Third, data-driven companies use data at all levels in the organization and the starting point often is a quantitative definition of the desired business strategy outcomes. Rather than a vague, qualitative “hand-waving” business strategy, these companies define clear, quantitative outcomes as well as the relative priorities of these outcomes in case initiatives affect multiple KPIs. In our research, we’ve used the term “value modeling” to refer to these activities. Ideally, there’s a clear, quantitative link between the business strategy and goals and the activities of individual teams in R&D and elsewhere in the organization.

Interestingly, even in traditional companies, finance and sales tend to be highly data-driven. The goal is to adopt data-driven practices in all other functions as well, including R&D. Done well, this can increase the effectiveness of R&D significantly, ie at least double it. Of course, it’s not necessarily trivial to achieve this, but considering the atrocious effectiveness of R&D in most companies, I remain flabbergasted at the fact that most companies stay with storytelling, qualitative approaches to prioritizing work in R&D.

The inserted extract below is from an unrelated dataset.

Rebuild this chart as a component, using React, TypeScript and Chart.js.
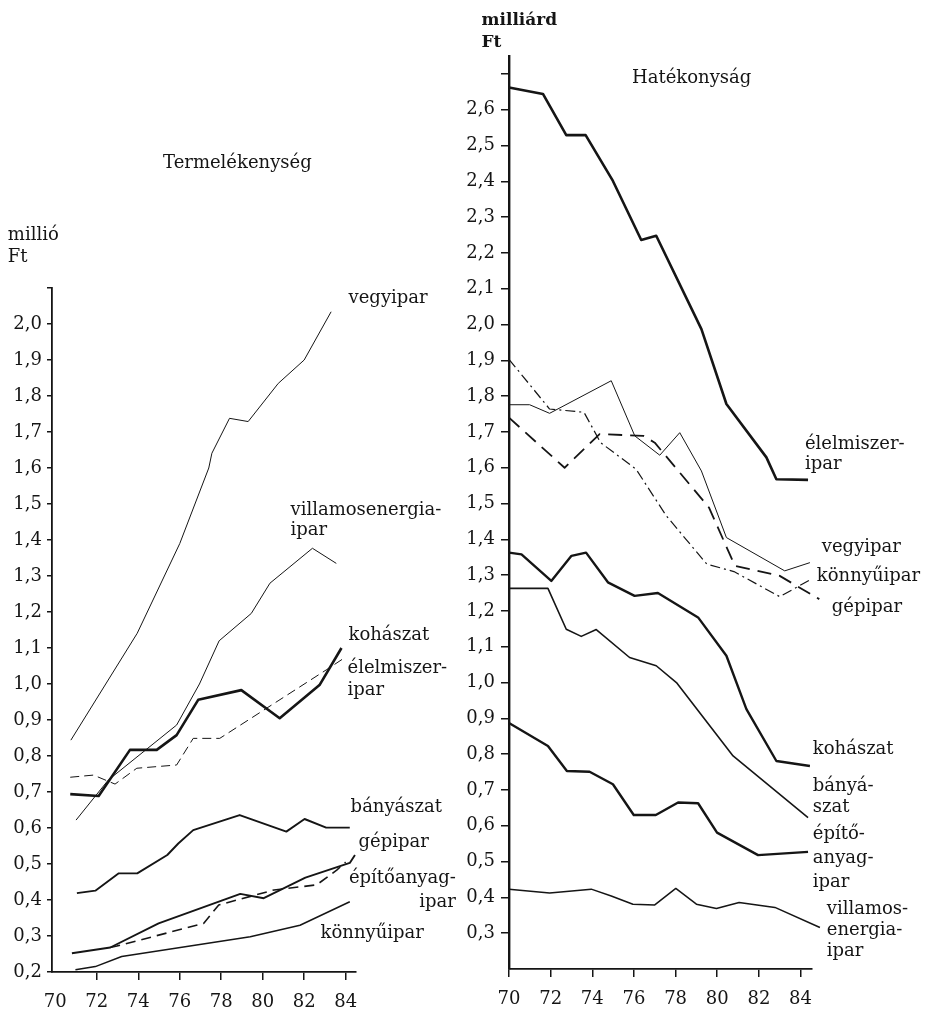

Adopting data-driven practices is of critical importance to digital product management, but it’s not without challenges. It’s very easy to, basically, prove anything you want by selecting a suitable slice of the available data and applying a suitable statistical technique to it. Instead, we need to combine quantitative and qualitative data to ensure that we hold a set of beliefs about the product, the customers and the market that’s validated by quantitative data. For this, we need to constantly seek to understand the ‘why’ behind data, maintain a healthy skepticism toward conclusions based on data and ensure that we know what we’re optimizing for using value modeling. As William Turner so beautifully said: “You may have heard that the world is made up of atoms and molecules, but it really is made up of stories. When you sit with an individual who has been here, you can give quantitative data a qualitative overlay.”